[WORK INSTRUCTIONS]:
Every line below is to be copied exactly, with the pictures left out.

======== INFORMATION SUPPLIED ========

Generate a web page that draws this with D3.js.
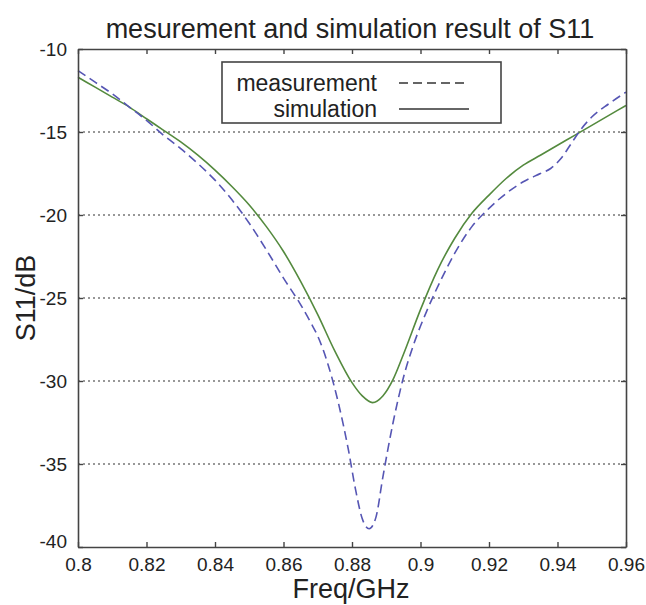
<!DOCTYPE html>
<html>
<head>
<meta charset="utf-8">
<script src="https://cdn.jsdelivr.net/npm/d3@7"></script>
<style>
  body { margin: 0; background: #fff; }
  svg text { font-family: "Liberation Sans", Arial, sans-serif; fill: #222; }
</style>
</head>
<body>
<div id="chart"></div>
<script>
// frequency (GHz) / S11 (dB)
var simFreq = [0.800, 0.805, 0.810, 0.815, 0.820, 0.825, 0.830, 0.835, 0.840, 0.845,
               0.850, 0.855, 0.860, 0.865, 0.870, 0.875, 0.880, 0.883, 0.886, 0.889,
               0.892, 0.895, 0.900, 0.905, 0.910, 0.915, 0.920, 0.925, 0.930, 0.935,
               0.940, 0.945, 0.950, 0.955, 0.960];
var simS11 = [-11.7, -12.3, -12.9, -13.5, -14.2, -14.9, -15.6, -16.4, -17.3, -18.3,
              -19.4, -20.7, -22.2, -24.0, -26.0, -28.2, -30.1, -30.9, -31.3, -30.9,
              -29.9, -28.4, -25.7, -23.3, -21.4, -19.9, -18.8, -17.8, -17.0, -16.4,
              -15.8, -15.2, -14.6, -14.0, -13.4];

var measFreq = [0.800, 0.805, 0.810, 0.815, 0.820, 0.825, 0.830, 0.835, 0.840, 0.845,
                0.850, 0.855, 0.860, 0.865, 0.868, 0.870, 0.873, 0.876, 0.879, 0.881,
                0.883, 0.885, 0.887, 0.889, 0.892, 0.895, 0.898, 0.902, 0.906, 0.910,
                0.915, 0.920, 0.925, 0.930, 0.935, 0.938, 0.941, 0.944, 0.947, 0.950,
                0.955, 0.960];
var measS11 = [-11.3, -12.0, -12.7, -13.5, -14.3, -15.2, -16.0, -16.9, -17.9, -19.1,
               -20.5, -22.1, -23.8, -25.4, -26.5, -27.3, -29.0, -31.3, -34.2, -36.5,
               -38.3, -38.9, -38.2, -35.8, -32.5, -29.8, -27.8, -25.7, -23.9, -22.3,
               -20.7, -19.6, -18.7, -18.0, -17.5, -17.2, -16.6, -15.7, -14.8, -14.1,
               -13.3, -12.6];

var xTicks = [0.8, 0.82, 0.84, 0.86, 0.88, 0.9, 0.92, 0.94, 0.96];
var yTicks = [-10, -15, -20, -25, -30, -35, -40];
var seriesNames = ["measurement", "simulation"];

(function(){
    var W = 646, H = 605;
    var pl = 78, pr = 626, pt = 49, pb = 547;

    var svg = d3.select("#chart").append("svg").attr("width", W).attr("height", H);

    var x = d3.scaleLinear().domain([0.8, 0.96]).range([pl, pr]);
    var y = d3.scaleLinear().domain([-40, -10]).range([pb, pt]);

    // dotted horizontal grid
    svg.append("g").selectAll("line")
        .data(yTicks.filter(function(d){ return d > -40 && d < -10; }))
        .enter().append("line")
        .attr("x1", pl).attr("x2", pr)
        .attr("y1", function(d){ return y(d); }).attr("y2", function(d){ return y(d); })
        .attr("stroke", "#777").attr("stroke-width", 1.3)
        .attr("stroke-dasharray", "2,3");

    // curves
    var line = d3.line().curve(d3.curveMonotoneX)
        .x(function(d){ return x(d[0]); }).y(function(d){ return y(d[1]); });

    svg.append("path")
        .datum(simFreq.map(function(f, i){ return [f, simS11[i]]; }))
        .attr("d", line)
        .attr("fill", "none").attr("stroke", "#548a3e").attr("stroke-width", 1.6);

    svg.append("path")
        .datum(measFreq.map(function(f, i){ return [f, measS11[i]]; }))
        .attr("d", line)
        .attr("fill", "none").attr("stroke", "#5656b4").attr("stroke-width", 1.6)
        .attr("stroke-dasharray", "9,5");

    function styleAxis(g){
        g.select(".domain").attr("stroke", "#444").attr("stroke-width", 1.6);
        g.selectAll(".tick line").attr("stroke", "#444").attr("stroke-width", 1.4);
        g.selectAll(".tick text").attr("font-size", 19).attr("fill", "#333")
            .style("font-family", "'Liberation Sans', Arial, sans-serif");
    }

    // plain hyphen minus like the original, not the unicode one
    var fmt = function(d){ return String(+d.toFixed(2)); };

    // axes: ticks inside on all four sides
    var tickLen = 5;
    svg.append("g").attr("transform", "translate(0," + pb + ")")
        .call(d3.axisBottom(x).tickValues(xTicks).tickSizeInner(-tickLen).tickSizeOuter(0).tickPadding(11)
            .tickFormat(fmt))
        .call(styleAxis);
    svg.append("g").attr("transform", "translate(0," + pt + ")")
        .call(d3.axisTop(x).tickValues(xTicks).tickSizeInner(-tickLen).tickSizeOuter(0).tickFormat(""))
        .call(styleAxis);
    svg.append("g").attr("transform", "translate(" + pl + ",0)")
        .call(d3.axisLeft(y).tickValues(yTicks).tickSizeInner(-tickLen).tickSizeOuter(0).tickPadding(11)
            .tickFormat(fmt))
        .call(styleAxis);
    svg.append("g").attr("transform", "translate(" + pr + ",0)")
        .call(d3.axisRight(y).tickValues(yTicks).tickSizeInner(-tickLen).tickSizeOuter(0).tickFormat(""))
        .call(styleAxis);

    // the -40 label sits a little higher, as in the original
    svg.selectAll("g.tick text").filter(function(d){ return d === -40; }).attr("dy", "0.05em");

    // titles
    svg.append("text").attr("x", 350).attr("y", 38).attr("text-anchor", "middle")
        .attr("font-size", 27).text("mesurement and simulation result of S11");
    svg.append("text").attr("x", 351).attr("y", 598).attr("text-anchor", "middle")
        .attr("font-size", 27).text("Freq/GHz");
    svg.append("text").attr("transform", "translate(35," + ((pt + pb) / 2) + ") rotate(-90)")
        .attr("text-anchor", "middle").attr("font-size", 27).text("S11/dB");

    // legend
    var lg = svg.append("g");
    lg.append("rect").attr("x", 222).attr("y", 62).attr("width", 279).attr("height", 61)
        .attr("fill", "#fff").attr("stroke", "#444").attr("stroke-width", 1.6);
    lg.selectAll("text").data(seriesNames).enter().append("text")
        .attr("x", 377).attr("y", function(d, i){ return 91 + i * 26; })
        .attr("text-anchor", "end").attr("font-size", 23).text(function(d){ return d; });
    lg.append("line").attr("x1", 399).attr("x2", 469).attr("y1", 83).attr("y2", 83)
        .attr("stroke", "#333").attr("stroke-width", 1.6).attr("stroke-dasharray", "9,5");
    lg.append("line").attr("x1", 399).attr("x2", 469).attr("y1", 109).attr("y2", 109)
        .attr("stroke", "#333").attr("stroke-width", 1.6);
}());
</script>
</body>
</html>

========

[RESPONSE FOR THIS EXERCISE]:
Generate a web page that draws this with D3.js.
<!DOCTYPE html>
<html>
<head>
<meta charset="utf-8">
<script src="https://cdn.jsdelivr.net/npm/d3@7"></script>
<style>
  body { margin: 0; background: #fff; }
  svg text { font-family: "Liberation Sans", Arial, sans-serif; fill: #222; }
</style>
</head>
<body>
<div id="chart"></div>
<script>
// frequency (GHz) / S11 (dB)
var simFreq = [0.800, 0.805, 0.810, 0.815, 0.820, 0.825, 0.830, 0.835, 0.840, 0.845,
               0.850, 0.855, 0.860, 0.865, 0.870, 0.875, 0.880, 0.883, 0.886, 0.889,
               0.892, 0.895, 0.900, 0.905, 0.910, 0.915, 0.920, 0.925, 0.930, 0.935,
               0.940, 0.945, 0.950, 0.955, 0.960];
var simS11 = [-11.7, -12.3, -12.9, -13.5, -14.2, -14.9, -15.6, -16.4, -17.3, -18.3,
              -19.4, -20.7, -22.2, -24.0, -26.0, -28.2, -30.1, -30.9, -31.3, -30.9,
              -29.9, -28.4, -25.7, -23.3, -21.4, -19.9, -18.8, -17.8, -17.0, -16.4,
              -15.8, -15.2, -14.6, -14.0, -13.4];

var measFreq = [0.800, 0.805, 0.810, 0.815, 0.820, 0.825, 0.830, 0.835, 0.840, 0.845,
                0.850, 0.855, 0.860, 0.865, 0.868, 0.870, 0.873, 0.876, 0.879, 0.881,
                0.883, 0.885, 0.887, 0.889, 0.892, 0.895, 0.898, 0.902, 0.906, 0.910,
                0.915, 0.920, 0.925, 0.930, 0.935, 0.938, 0.941, 0.944, 0.947, 0.950,
                0.955, 0.960];
var measS11 = [-11.3, -12.0, -12.7, -13.5, -14.3, -15.2, -16.0, -16.9, -17.9, -19.1,
               -20.5, -22.1, -23.8, -25.4, -26.5, -27.3, -29.0, -31.3, -34.2, -36.5,
               -38.3, -38.9, -38.2, -35.8, -32.5, -29.8, -27.8, -25.7, -23.9, -22.3,
               -20.7, -19.6, -18.7, -18.0, -17.5, -17.2, -16.6, -15.7, -14.8, -14.1,
               -13.3, -12.6];

var xTicks = [0.8, 0.82, 0.84, 0.86, 0.88, 0.9, 0.92, 0.94, 0.96];
var yTicks = [-10, -15, -20, -25, -30, -35, -40];
var seriesNames = ["measurement", "simulation"];

(function(){
    var W = 646, H = 605;
    var pl = 78, pr = 626, pt = 49, pb = 547;

    var svg = d3.select("#chart").append("svg").attr("width", W).attr("height", H);

    var x = d3.scaleLinear().domain([0.8, 0.96]).range([pl, pr]);
    var y = d3.scaleLinear().domain([-40, -10]).range([pb, pt]);

    // dotted horizontal grid
    svg.append("g").selectAll("line")
        .data(yTicks.filter(function(d){ return d > -40 && d < -10; }))
        .enter().append("line")
        .attr("x1", pl).attr("x2", pr)
        .attr("y1", function(d){ return y(d); }).attr("y2", function(d){ return y(d); })
        .attr("stroke", "#777").attr("stroke-width", 1.3)
        .attr("stroke-dasharray", "2,3");

    // curves
    var line = d3.line().curve(d3.curveMonotoneX)
        .x(function(d){ return x(d[0]); }).y(function(d){ return y(d[1]); });

    svg.append("path")
        .datum(simFreq.map(function(f, i){ return [f, simS11[i]]; }))
        .attr("d", line)
        .attr("fill", "none").attr("stroke", "#548a3e").attr("stroke-width", 1.6);

    svg.append("path")
        .datum(measFreq.map(function(f, i){ return [f, measS11[i]]; }))
        .attr("d", line)
        .attr("fill", "none").attr("stroke", "#5656b4").attr("stroke-width", 1.6)
        .attr("stroke-dasharray", "9,5");

    function styleAxis(g){
        g.select(".domain").attr("stroke", "#444").attr("stroke-width", 1.6);
        g.selectAll(".tick line").attr("stroke", "#444").attr("stroke-width", 1.4);
        g.selectAll(".tick text").attr("font-size", 19).attr("fill", "#333")
            .style("font-family", "'Liberation Sans', Arial, sans-serif");
    }

    // plain hyphen minus like the original, not the unicode one
    var fmt = function(d){ return String(+d.toFixed(2)); };

    // axes: ticks inside on all four sides
    var tickLen = 5;
    svg.append("g").attr("transform", "translate(0," + pb + ")")
        .call(d3.axisBottom(x).tickValues(xTicks).tickSizeInner(-tickLen).tickSizeOuter(0).tickPadding(11)
            .tickFormat(fmt))
        .call(styleAxis);
    svg.append("g").attr("transform", "translate(0," + pt + ")")
        .call(d3.axisTop(x).tickValues(xTicks).tickSizeInner(-tickLen).tickSizeOuter(0).tickFormat(""))
        .call(styleAxis);
    svg.append("g").attr("transform", "translate(" + pl + ",0)")
        .call(d3.axisLeft(y).tickValues(yTicks).tickSizeInner(-tickLen).tickSizeOuter(0).tickPadding(11)
            .tickFormat(fmt))
        .call(styleAxis);
    svg.append("g").attr("transform", "translate(" + pr + ",0)")
        .call(d3.axisRight(y).tickValues(yTicks).tickSizeInner(-tickLen).tickSizeOuter(0).tickFormat(""))
        .call(styleAxis);

    // the -40 label sits a little higher, as in the original
    svg.selectAll("g.tick text").filter(function(d){ return d === -40; }).attr("dy", "0.05em");

    // titles
    svg.append("text").attr("x", 350).attr("y", 38).attr("text-anchor", "middle")
        .attr("font-size", 27).text("mesurement and simulation result of S11");
    svg.append("text").attr("x", 351).attr("y", 598).attr("text-anchor", "middle")
        .attr("font-size", 27).text("Freq/GHz");
    svg.append("text").attr("transform", "translate(35," + ((pt + pb) / 2) + ") rotate(-90)")
        .attr("text-anchor", "middle").attr("font-size", 27).text("S11/dB");

    // legend
    var lg = svg.append("g");
    lg.append("rect").attr("x", 222).attr("y", 62).attr("width", 279).attr("height", 61)
        .attr("fill", "#fff").attr("stroke", "#444").attr("stroke-width", 1.6);
    lg.selectAll("text").data(seriesNames).enter().append("text")
        .attr("x", 377).attr("y", function(d, i){ return 91 + i * 26; })
        .attr("text-anchor", "end").attr("font-size", 23).text(function(d){ return d; });
    lg.append("line").attr("x1", 399).attr("x2", 469).attr("y1", 83).attr("y2", 83)
        .attr("stroke", "#333").attr("stroke-width", 1.6).attr("stroke-dasharray", "9,5");
    lg.append("line").attr("x1", 399).attr("x2", 469).attr("y1", 109).attr("y2", 109)
        .attr("stroke", "#333").attr("stroke-width", 1.6);
}());
</script>
</body>
</html>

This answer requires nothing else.